Requirements: Reproduce the listing below exactly, minus its pictures.

Data excerpt:
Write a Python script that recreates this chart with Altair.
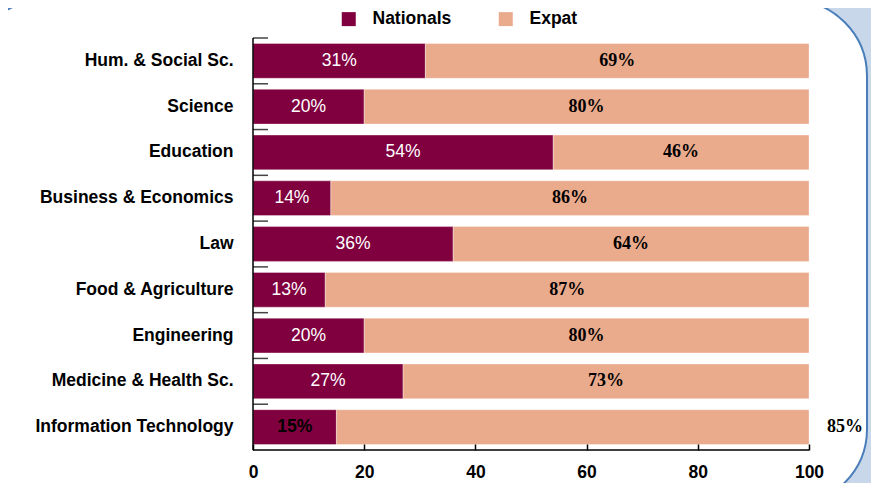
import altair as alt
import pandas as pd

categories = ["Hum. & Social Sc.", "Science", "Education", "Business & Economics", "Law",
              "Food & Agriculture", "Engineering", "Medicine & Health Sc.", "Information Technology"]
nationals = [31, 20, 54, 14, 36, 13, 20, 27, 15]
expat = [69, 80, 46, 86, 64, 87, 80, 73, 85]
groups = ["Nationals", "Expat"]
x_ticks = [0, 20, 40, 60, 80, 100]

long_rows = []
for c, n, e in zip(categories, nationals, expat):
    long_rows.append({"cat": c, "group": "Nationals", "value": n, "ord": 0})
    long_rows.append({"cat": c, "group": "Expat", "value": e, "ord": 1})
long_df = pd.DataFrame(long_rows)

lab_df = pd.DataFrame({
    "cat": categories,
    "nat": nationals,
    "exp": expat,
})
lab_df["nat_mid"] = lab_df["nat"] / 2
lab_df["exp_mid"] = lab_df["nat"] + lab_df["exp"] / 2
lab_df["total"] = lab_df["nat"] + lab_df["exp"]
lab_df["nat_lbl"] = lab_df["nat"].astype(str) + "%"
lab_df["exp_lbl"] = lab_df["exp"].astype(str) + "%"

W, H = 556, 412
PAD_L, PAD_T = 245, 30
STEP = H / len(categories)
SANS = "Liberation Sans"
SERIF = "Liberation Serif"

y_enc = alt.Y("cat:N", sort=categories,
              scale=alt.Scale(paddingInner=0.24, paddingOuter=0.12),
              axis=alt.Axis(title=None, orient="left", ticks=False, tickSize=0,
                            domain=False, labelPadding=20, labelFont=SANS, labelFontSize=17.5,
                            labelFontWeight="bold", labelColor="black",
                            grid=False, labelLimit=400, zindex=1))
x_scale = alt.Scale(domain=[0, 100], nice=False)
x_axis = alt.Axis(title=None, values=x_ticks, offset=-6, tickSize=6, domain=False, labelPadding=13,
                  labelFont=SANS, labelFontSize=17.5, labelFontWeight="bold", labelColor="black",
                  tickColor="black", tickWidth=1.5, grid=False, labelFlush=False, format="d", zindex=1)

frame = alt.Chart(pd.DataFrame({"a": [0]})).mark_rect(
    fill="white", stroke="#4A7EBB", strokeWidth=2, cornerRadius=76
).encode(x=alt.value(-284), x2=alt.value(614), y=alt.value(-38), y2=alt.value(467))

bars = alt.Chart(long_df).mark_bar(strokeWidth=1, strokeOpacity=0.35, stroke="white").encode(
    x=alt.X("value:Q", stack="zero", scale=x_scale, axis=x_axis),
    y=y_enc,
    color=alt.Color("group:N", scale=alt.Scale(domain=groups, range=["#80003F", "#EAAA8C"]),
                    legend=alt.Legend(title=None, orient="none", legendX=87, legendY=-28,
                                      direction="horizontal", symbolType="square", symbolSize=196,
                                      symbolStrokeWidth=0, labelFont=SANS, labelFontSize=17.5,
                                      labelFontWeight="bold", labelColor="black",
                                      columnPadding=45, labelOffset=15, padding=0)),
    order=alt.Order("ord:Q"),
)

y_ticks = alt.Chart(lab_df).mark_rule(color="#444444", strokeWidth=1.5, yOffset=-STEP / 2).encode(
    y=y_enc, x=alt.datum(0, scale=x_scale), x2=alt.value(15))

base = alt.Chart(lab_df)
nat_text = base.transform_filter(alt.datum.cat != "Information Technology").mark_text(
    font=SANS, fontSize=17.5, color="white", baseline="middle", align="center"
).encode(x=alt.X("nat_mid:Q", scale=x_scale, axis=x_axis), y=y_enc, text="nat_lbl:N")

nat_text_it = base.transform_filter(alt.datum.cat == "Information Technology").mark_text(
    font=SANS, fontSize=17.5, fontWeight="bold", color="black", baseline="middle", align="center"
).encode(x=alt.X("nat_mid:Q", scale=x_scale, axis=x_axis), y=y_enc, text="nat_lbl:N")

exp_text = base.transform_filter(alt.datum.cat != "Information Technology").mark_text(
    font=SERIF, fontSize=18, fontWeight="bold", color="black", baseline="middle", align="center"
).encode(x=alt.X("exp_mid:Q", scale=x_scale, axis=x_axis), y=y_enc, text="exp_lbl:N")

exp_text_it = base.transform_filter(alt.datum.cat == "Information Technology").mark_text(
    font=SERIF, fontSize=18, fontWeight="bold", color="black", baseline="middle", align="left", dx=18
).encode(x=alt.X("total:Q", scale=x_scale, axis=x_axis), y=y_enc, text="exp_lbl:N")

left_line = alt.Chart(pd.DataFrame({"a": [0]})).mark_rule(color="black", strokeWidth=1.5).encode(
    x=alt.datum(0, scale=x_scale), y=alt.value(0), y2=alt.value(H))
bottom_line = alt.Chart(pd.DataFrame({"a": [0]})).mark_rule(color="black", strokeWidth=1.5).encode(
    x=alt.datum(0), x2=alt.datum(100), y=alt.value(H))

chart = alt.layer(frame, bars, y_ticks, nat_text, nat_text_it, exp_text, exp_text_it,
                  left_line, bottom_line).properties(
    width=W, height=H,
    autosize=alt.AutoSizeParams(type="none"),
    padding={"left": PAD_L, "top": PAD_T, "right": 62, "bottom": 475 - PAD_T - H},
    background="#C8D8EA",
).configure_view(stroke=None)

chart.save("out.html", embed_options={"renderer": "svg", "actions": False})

Result of this task:
Write a Python script that recreates this chart with Altair.
import altair as alt
import pandas as pd

categories = ["Hum. & Social Sc.", "Science", "Education", "Business & Economics", "Law",
              "Food & Agriculture", "Engineering", "Medicine & Health Sc.", "Information Technology"]
nationals = [31, 20, 54, 14, 36, 13, 20, 27, 15]
expat = [69, 80, 46, 86, 64, 87, 80, 73, 85]
groups = ["Nationals", "Expat"]
x_ticks = [0, 20, 40, 60, 80, 100]

long_rows = []
for c, n, e in zip(categories, nationals, expat):
    long_rows.append({"cat": c, "group": "Nationals", "value": n, "ord": 0})
    long_rows.append({"cat": c, "group": "Expat", "value": e, "ord": 1})
long_df = pd.DataFrame(long_rows)

lab_df = pd.DataFrame({
    "cat": categories,
    "nat": nationals,
    "exp": expat,
})
lab_df["nat_mid"] = lab_df["nat"] / 2
lab_df["exp_mid"] = lab_df["nat"] + lab_df["exp"] / 2
lab_df["total"] = lab_df["nat"] + lab_df["exp"]
lab_df["nat_lbl"] = lab_df["nat"].astype(str) + "%"
lab_df["exp_lbl"] = lab_df["exp"].astype(str) + "%"

W, H = 556, 412
PAD_L, PAD_T = 245, 30
STEP = H / len(categories)
SANS = "Liberation Sans"
SERIF = "Liberation Serif"

y_enc = alt.Y("cat:N", sort=categories,
              scale=alt.Scale(paddingInner=0.24, paddingOuter=0.12),
              axis=alt.Axis(title=None, orient="left", ticks=False, tickSize=0,
                            domain=False, labelPadding=20, labelFont=SANS, labelFontSize=17.5,
                            labelFontWeight="bold", labelColor="black",
                            grid=False, labelLimit=400, zindex=1))
x_scale = alt.Scale(domain=[0, 100], nice=False)
x_axis = alt.Axis(title=None, values=x_ticks, offset=-6, tickSize=6, domain=False, labelPadding=13,
                  labelFont=SANS, labelFontSize=17.5, labelFontWeight="bold", labelColor="black",
                  tickColor="black", tickWidth=1.5, grid=False, labelFlush=False, format="d", zindex=1)

frame = alt.Chart(pd.DataFrame({"a": [0]})).mark_rect(
    fill="white", stroke="#4A7EBB", strokeWidth=2, cornerRadius=76
).encode(x=alt.value(-284), x2=alt.value(614), y=alt.value(-38), y2=alt.value(467))

bars = alt.Chart(long_df).mark_bar(strokeWidth=1, strokeOpacity=0.35, stroke="white").encode(
    x=alt.X("value:Q", stack="zero", scale=x_scale, axis=x_axis),
    y=y_enc,
    color=alt.Color("group:N", scale=alt.Scale(domain=groups, range=["#80003F", "#EAAA8C"]),
                    legend=alt.Legend(title=None, orient="none", legendX=87, legendY=-28,
                                      direction="horizontal", symbolType="square", symbolSize=196,
                                      symbolStrokeWidth=0, labelFont=SANS, labelFontSize=17.5,
                                      labelFontWeight="bold", labelColor="black",
                                      columnPadding=45, labelOffset=15, padding=0)),
    order=alt.Order("ord:Q"),
)

y_ticks = alt.Chart(lab_df).mark_rule(color="#444444", strokeWidth=1.5, yOffset=-STEP / 2).encode(
    y=y_enc, x=alt.datum(0, scale=x_scale), x2=alt.value(15))

base = alt.Chart(lab_df)
nat_text = base.transform_filter(alt.datum.cat != "Information Technology").mark_text(
    font=SANS, fontSize=17.5, color="white", baseline="middle", align="center"
).encode(x=alt.X("nat_mid:Q", scale=x_scale, axis=x_axis), y=y_enc, text="nat_lbl:N")

nat_text_it = base.transform_filter(alt.datum.cat == "Information Technology").mark_text(
    font=SANS, fontSize=17.5, fontWeight="bold", color="black", baseline="middle", align="center"
).encode(x=alt.X("nat_mid:Q", scale=x_scale, axis=x_axis), y=y_enc, text="nat_lbl:N")

exp_text = base.transform_filter(alt.datum.cat != "Information Technology").mark_text(
    font=SERIF, fontSize=18, fontWeight="bold", color="black", baseline="middle", align="center"
).encode(x=alt.X("exp_mid:Q", scale=x_scale, axis=x_axis), y=y_enc, text="exp_lbl:N")

exp_text_it = base.transform_filter(alt.datum.cat == "Information Technology").mark_text(
    font=SERIF, fontSize=18, fontWeight="bold", color="black", baseline="middle", align="left", dx=18
).encode(x=alt.X("total:Q", scale=x_scale, axis=x_axis), y=y_enc, text="exp_lbl:N")

left_line = alt.Chart(pd.DataFrame({"a": [0]})).mark_rule(color="black", strokeWidth=1.5).encode(
    x=alt.datum(0, scale=x_scale), y=alt.value(0), y2=alt.value(H))
bottom_line = alt.Chart(pd.DataFrame({"a": [0]})).mark_rule(color="black", strokeWidth=1.5).encode(
    x=alt.datum(0), x2=alt.datum(100), y=alt.value(H))

chart = alt.layer(frame, bars, y_ticks, nat_text, nat_text_it, exp_text, exp_text_it,
                  left_line, bottom_line).properties(
    width=W, height=H,
    autosize=alt.AutoSizeParams(type="none"),
    padding={"left": PAD_L, "top": PAD_T, "right": 62, "bottom": 475 - PAD_T - H},
    background="#C8D8EA",
).configure_view(stroke=None)

chart.save("out.html", embed_options={"renderer": "svg", "actions": False})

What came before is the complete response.